The number of threatened vultures in Cambodia is on the rise according to a new survey by Wildlife Conservation Society (WCS) and other members of the Cambodia Vulture Conservation Project.

The annual census found 296 birds among the country’s three vulture species: the white-rumped, red-headed, and slender billed. The population of the latter two species were flat since the 2009 tally, but the white-rumped vulture population rose. All three vulture species are listed as “Critically Endangered” by the World Conservation Union (IUCN).

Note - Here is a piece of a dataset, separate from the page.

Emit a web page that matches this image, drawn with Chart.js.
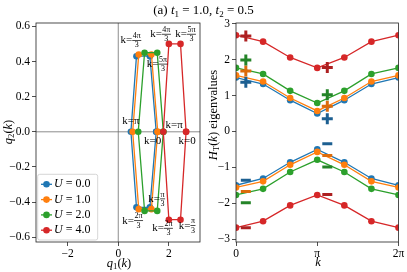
<!DOCTYPE html>
<html lang="en">
<head>
<meta charset="UTF-8">
<title>Winding of q(k) and spectrum of H_T(k)</title>
<script src="https://cdn.jsdelivr.net/npm/chart.js"></script>
<style>
  body { margin: 0; background: #fff; }
  #wrap { position: relative; width: 407px; height: 272px; overflow: hidden; }
  #wrap canvas { position: absolute; top: 0; }
  #title { position: absolute; left: 0; top: 2px; width: 407px; text-align: center;
           font: 13px "Liberation Serif", serif; color: #000; line-height: 16px; }
  #title .s { font-size: 9px; position: relative; top: 3px; }
</style>
</head>
<body>
<div id="wrap">
  <canvas id="leftChart" width="204" height="272" style="left:0"></canvas>
  <canvas id="rightChart" width="203" height="272" style="left:204px"></canvas>
  <div id="title">(a) <i>t</i><span class="s">1</span> = 1.0, <i>t</i><span class="s">2</span> = 0.5</div>
</div>

<script>
    // series labels and colours
    const uLabels = ['0.0', '1.0', '2.0', '4.0'];
    const lineColors = ['#1f77b4', '#ff7f0e', '#2ca02c', '#d62728'];
    const markColors = ['#1c5f91', '#dc6c0c', '#248428', '#ad2021'];

    // left panel: q(k) = (q1, q2) at k = 0, pi/3, 2pi/3, pi, 4pi/3, 5pi/3, 2pi
    const q1U0 = [1.50, 1.25, 0.72, 0.50, 0.72, 1.25, 1.50];
    const q2U0 = [0.00, -0.43, -0.43, 0.00, 0.43, 0.43, 0.00];
    const q1U1 = [1.56, 1.31, 0.81, 0.57, 0.81, 1.31, 1.56];
    const q2U1 = [0.00, -0.44, -0.44, 0.00, 0.44, 0.44, 0.00];
    const q1U2 = [1.78, 1.54, 1.04, 0.79, 1.04, 1.54, 1.78];
    const q2U2 = [0.00, -0.45, -0.45, 0.00, 0.45, 0.45, 0.00];
    const q1U4 = [2.68, 2.46, 2.00, 1.78, 2.00, 2.46, 2.68];
    const q2U4 = [0.00, -0.50, -0.50, 0.00, 0.50, 0.50, 0.00];

    // right panel: eigenvalues of H_T(k)
    const kGrid = [0, Math.PI / 3, 2 * Math.PI / 3, Math.PI, 4 * Math.PI / 3, 5 * Math.PI / 3, 2 * Math.PI];
    const upU0 = [1.50, 1.32, 0.87, 0.50, 0.87, 1.32, 1.50];
    const upU1 = [1.56, 1.39, 0.93, 0.57, 0.93, 1.39, 1.56];
    const upU2 = [1.77, 1.60, 1.13, 0.79, 1.13, 1.60, 1.77];
    const upU4 = [2.68, 2.50, 2.06, 1.77, 2.06, 2.50, 2.68];
    const lowU0 = [-1.50, -1.31, -0.86, -0.50, -0.86, -1.31, -1.50];
    const lowU1 = [-1.56, -1.39, -0.93, -0.57, -0.93, -1.39, -1.56];
    const lowU2 = [-1.77, -1.60, -1.13, -0.79, -1.13, -1.60, -1.77];
    const lowU4 = [-2.68, -2.50, -2.06, -1.77, -2.06, -2.50, -2.68];

    // "+" and "-" markers (k position, value)
    const markK = [0.38, 3.53];
    const plusU0 = [1.37, 0.35];
    const plusU1 = [1.68, 0.70];
    const plusU2 = [1.99, 1.02];
    const plusU4 = [2.66, 1.78];
    const minusU0 = [-1.36, -0.34];
    const minusU1 = [-1.67, -0.67];
    const minusU2 = [-1.99, -0.99];
    const minusU4 = [-2.68, -1.76];

    // ticks
    const leftXTicks = [-2, 0, 2];
    const leftYTicks = [-0.6, -0.4, -0.2, 0, 0.2, 0.4, 0.6];
    const rightXTicks = [0, Math.PI, 2 * Math.PI];
    const rightXLabels = ['0', '\u03c0', '2\u03c0'];
    const rightYTicks = [-3, -2, -1, 0, 1, 2, 3];

    // k labels in the left panel: [q1, q2, numerator, denominator]
    const kNotes = [
        [0.50, 0.52, '4\u03c0', '3'],
        [1.67, 0.555, '4\u03c0', '3'],
        [2.66, 0.555, '5\u03c0', '3'],
        [1.54, 0.385, '5\u03c0', '3'],
        [0.50, 0.062, '\u03c0', ''],
        [2.21, 0.036, '\u03c0', ''],
        [1.36, -0.055, '0', ''],
        [2.72, -0.055, '0', ''],
        [1.52, -0.382, '\u03c0', '3'],
        [0.57, -0.506, '2\u03c0', '3'],
        [1.75, -0.549, '2\u03c0', '3'],
        [2.72, -0.534, '\u03c0', '3']
    ];

    const SERIF = '"Liberation Serif", serif';
    const font = (size, italic) => (italic ? 'italic ' : '') + size + 'px ' + SERIF;
    const minusSign = v => String(v).replace('-', '\u2212');

    // draw a line of text made of [text, italic, subscript] parts, centred on (x, y)
    function richText(ctx, parts, x, y, rot, size) {
        ctx.save();
        ctx.translate(x, y);
        ctx.rotate(rot || 0);
        ctx.textBaseline = 'middle';
        ctx.textAlign = 'left';
        ctx.fillStyle = '#000';
        let w = 0;
        parts.forEach(p => { ctx.font = font(p[2] ? size * 0.7 : size, p[1]); w += ctx.measureText(p[0]).width; });
        let cx = -w / 2;
        parts.forEach(p => {
            ctx.font = font(p[2] ? size * 0.7 : size, p[1]);
            ctx.fillText(p[0], cx, p[2] ? size * 0.25 : 0);
            cx += ctx.measureText(p[0]).width;
        });
        ctx.restore();
    }

    // "k=" followed by a value or a small stacked fraction
    function kLabel(ctx, x, y, num, den) {
        ctx.save();
        ctx.fillStyle = '#000';
        ctx.textBaseline = 'middle';
        ctx.font = font(11);
        const head = den ? 'k=' : 'k=' + num;
        const hw = ctx.measureText(head).width;
        let fw = 0;
        if (den) {
            ctx.font = font(8);
            fw = Math.max(ctx.measureText(num).width, ctx.measureText(den).width) + 1;
        }
        const left = x - (hw + fw) / 2;
        ctx.font = font(11);
        ctx.textAlign = 'left';
        ctx.fillText(head, left, y);
        if (den) {
            const fc = left + hw + fw / 2;
            ctx.font = font(8);
            ctx.textAlign = 'center';
            ctx.fillText(num, fc, y - 4.5);
            ctx.fillText(den, fc, y + 5);
            ctx.fillRect(left + hw, y - 0.4, fw, 0.7);
        }
        ctx.restore();
    }

    // frame round the plot area, optional zero lines
    const framePlugin = {
        id: 'frame',
        beforeDatasetsDraw(chart, args, opts) {
            if (!opts.zeroLines) return;
            const a = chart.chartArea, ctx = chart.ctx;
            const x0 = chart.scales.x.getPixelForValue(0);
            const y0 = chart.scales.y.getPixelForValue(0);
            ctx.save();
            ctx.strokeStyle = '#707070';
            ctx.lineWidth = 0.8;
            ctx.beginPath();
            ctx.moveTo(x0, a.top); ctx.lineTo(x0, a.bottom);
            ctx.moveTo(a.left, y0); ctx.lineTo(a.right, y0);
            ctx.stroke();
            ctx.restore();
        },
        afterDatasetsDraw(chart) {
            const a = chart.chartArea, ctx = chart.ctx;
            ctx.save();
            ctx.strokeStyle = '#222';
            ctx.lineWidth = 0.8;
            ctx.strokeRect(a.left, a.top, a.right - a.left, a.bottom - a.top);
            ctx.restore();
        }
    };

    // labels and legend of the left panel
    const leftExtras = {
        id: 'leftExtras',
        afterDraw(chart) {
            const ctx = chart.ctx, xs = chart.scales.x, ys = chart.scales.y;
            kNotes.forEach(n => kLabel(ctx, xs.getPixelForValue(n[0]), ys.getPixelForValue(n[1]), n[2], n[3]));

            // legend
            ctx.save();
            ctx.fillStyle = 'rgba(255,255,255,0.8)';
            ctx.strokeStyle = '#cccccc';
            ctx.lineWidth = 0.8;
            ctx.beginPath();
            ctx.roundRect(37.7, 174.3, 60, 65.7, 2);
            ctx.fill();
            ctx.stroke();
            chart.data.datasets.forEach((ds, i) => {
                const y = 184.3 + i * 15.3;
                ctx.strokeStyle = ds.borderColor;
                ctx.lineWidth = 1.3;
                ctx.beginPath();
                ctx.moveTo(41, y); ctx.lineTo(52, y);
                ctx.stroke();
                ctx.fillStyle = ds.borderColor;
                ctx.beginPath();
                ctx.arc(46.5, y, 3.3, 0, 2 * Math.PI);
                ctx.fill();
                ctx.fillStyle = '#000';
                ctx.textBaseline = 'middle';
                ctx.textAlign = 'left';
                ctx.font = font(12, true);
                ctx.fillText('U', 54, y);
                const uw = ctx.measureText('U').width;
                ctx.font = font(12);
                ctx.fillText(' = ' + uLabels[i], 54 + uw, y);
            });
            ctx.restore();

            richText(ctx, [['q', true, false], ['2', false, true], ['(', false, false], ['k', true, false], [')', false, false]],
                9, 132, -Math.PI / 2, 12.5);
            richText(ctx, [['q', true, false], ['1', false, true], ['(', false, false], ['k', true, false], [')', false, false]],
                119, 264, 0, 12.5);
        }
    };

    const rightExtras = {
        id: 'rightExtras',
        afterDraw(chart) {
            const ctx = chart.ctx;
            richText(ctx, [['H', true, false], ['T', false, true], ['(', false, false], ['k', true, false], [') eigenvalues', false, false]],
                10, 115, -Math.PI / 2, 12.5);
            richText(ctx, [['k', true, false]], 114, 263, 0, 12.5);
        }
    };

    function scaleOpts(min, max, values, labelOf, size, isX) {
        return {
            type: 'linear',
            min: min,
            max: max,
            afterBuildTicks: s => { s.ticks = values.map(v => ({ value: v })); },
            afterFit: s => { if (isX) s.height = size; else s.width = size; },
            grid: { drawOnChartArea: false, drawTicks: true, tickLength: 4, color: '#222', lineWidth: 0.8 },
            border: { display: false },
            ticks: {
                font: { family: SERIF, size: 11.5 },
                color: '#000',
                padding: isX ? 1 : 2,
                maxRotation: 0,
                autoSkip: false,
                callback: (v, i) => labelOf(v, i)
            }
        };
    }

    const q1Lists = [q1U0, q1U1, q1U2, q1U4];
    const q2Lists = [q2U0, q2U1, q2U2, q2U4];
    const upLists = [upU0, upU1, upU2, upU4];
    const lowLists = [lowU0, lowU1, lowU2, lowU4];
    const plusLists = [plusU0, plusU1, plusU2, plusU4];
    const minusLists = [minusU0, minusU1, minusU2, minusU4];

    // left chart
    const leftSets = q1Lists.map((q1, i) => ({
        label: 'U = ' + uLabels[i],
        data: q1.map((x, j) => ({ x: x, y: q2Lists[i][j] })),
        borderColor: lineColors[i],
        backgroundColor: lineColors[i],
        borderWidth: 1.3,
        pointRadius: 3.3,
        pointBorderWidth: 0,
        showLine: true,
        order: 10 - i
    }));

    new Chart(document.getElementById('leftChart').getContext('2d'), {
        type: 'scatter',
        data: { datasets: leftSets },
        options: {
            responsive: false,
            animation: false,
            devicePixelRatio: 1,
            layout: { padding: { top: 23, right: 2, left: 0, bottom: 0 } },
            scales: {
                x: scaleOpts(-3.25, 3.23, leftXTicks, v => minusSign(v), 30, true),
                y: scaleOpts(-0.627, 0.619, leftYTicks, v => minusSign(v.toFixed(1)), 36, false)
            },
            plugins: { legend: { display: false }, tooltip: { enabled: false }, frame: { zeroLines: true } }
        },
        plugins: [framePlugin, leftExtras]
    });

    // right chart
    const rightSets = [];
    upLists.forEach((up, i) => {
        const base = { borderColor: lineColors[i], backgroundColor: lineColors[i], borderWidth: 1.3,
                       pointRadius: 3.3, pointBorderWidth: 0, showLine: true, clip: 0, order: 100 - i };
        rightSets.push(Object.assign({}, base, { data: kGrid.map((k, j) => ({ x: k, y: up[j] })) }));
        rightSets.push(Object.assign({}, base, { data: kGrid.map((k, j) => ({ x: k, y: lowLists[i][j] })) }));
    });
    plusLists.forEach((pl, i) => {
        rightSets.push({
            data: markK.map((k, j) => ({ x: k, y: pl[j] })),
            pointStyle: 'cross', pointRadius: 5.5, borderWidth: 3, borderColor: markColors[i],
            backgroundColor: markColors[i], showLine: false, clip: 0, order: 10 - i
        });
        rightSets.push({
            data: markK.map((k, j) => ({ x: k, y: minusLists[i][j] })),
            pointStyle: 'line', pointRadius: 5, borderWidth: 3, borderColor: markColors[i],
            backgroundColor: markColors[i], showLine: false, clip: 0, order: 10 - i
        });
    });

    new Chart(document.getElementById('rightChart').getContext('2d'), {
        type: 'scatter',
        data: { datasets: rightSets },
        options: {
            responsive: false,
            animation: false,
            devicePixelRatio: 1,
            layout: { padding: { top: 23, right: 6, left: 0, bottom: 0 } },
            scales: {
                x: scaleOpts(0, 2 * Math.PI, rightXTicks, (v, i) => rightXLabels[i], 30, true),
                y: scaleOpts(-3.08, 3.02, rightYTicks, v => minusSign(v), 32, false)
            },
            plugins: { legend: { display: false }, tooltip: { enabled: false }, frame: { zeroLines: false } }
        },
        plugins: [framePlugin, rightExtras]
    });
</script>
</body>
</html>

Cambodia is now the only country in Asia where vulture populations are increasing. WCS explains:

Vulture populations in Southeast Asia are primarily threatened by the declining number of large herbivores in the region, but have been largely unaffected by a far greater threat to Asia’s vultures: the veterinary drug diclofenac. Widely used as an anti-inflammatory drug for cattle in South Asia, diclofenac is toxic to vultures, causing death through renal failure and visceral gout to birds that feed on the cattle carcasses and has led to global population declines higher than 99 percent in some vulture species.

This ‘venue’ of vultures (a group of vultures can also be called a ‘committee’ or a ‘wake’) in this image includes slender billed (l), white-rumped (m), and red-headed vultures (r), all of which have persisted in Cambodia while other vulture populations in Asia have all but vanished. Photo credit: Hugh Wright. Caption: WCS

WCS says the vulture population in Cambodia is rebounding as a the result of several programs organized by the Cambodia Vulture Conservation Project. Localy commmunities are paid to protect vulture nests, while vulture food sources are supplemented by ‘vulture restaurants,’ feeding stations that also provide an opportunity to see the birds.

“By protecting nests and supplementing food supplies, we are saving some of the world’s largest and most charismatic birds,” stated Dr. Hugo Rainey, WCS technical advisor to the Cambodia Vulture Conservation Project. “Nowhere else in Asia do vultures have such a promising future.”

Still the conservation group is cautious. It says rising pesticide use for agriculture, which is shifting from small-holder to industrial operations, is a new threat.

“There have been increasing numbers of poisoned birds recently,” said Song Chansocheat, Ministry of Environment and WCS Vulture Project Manager, in a statement. “Educating people about the risk to wildlife and people from incorrect use of poisons is important.”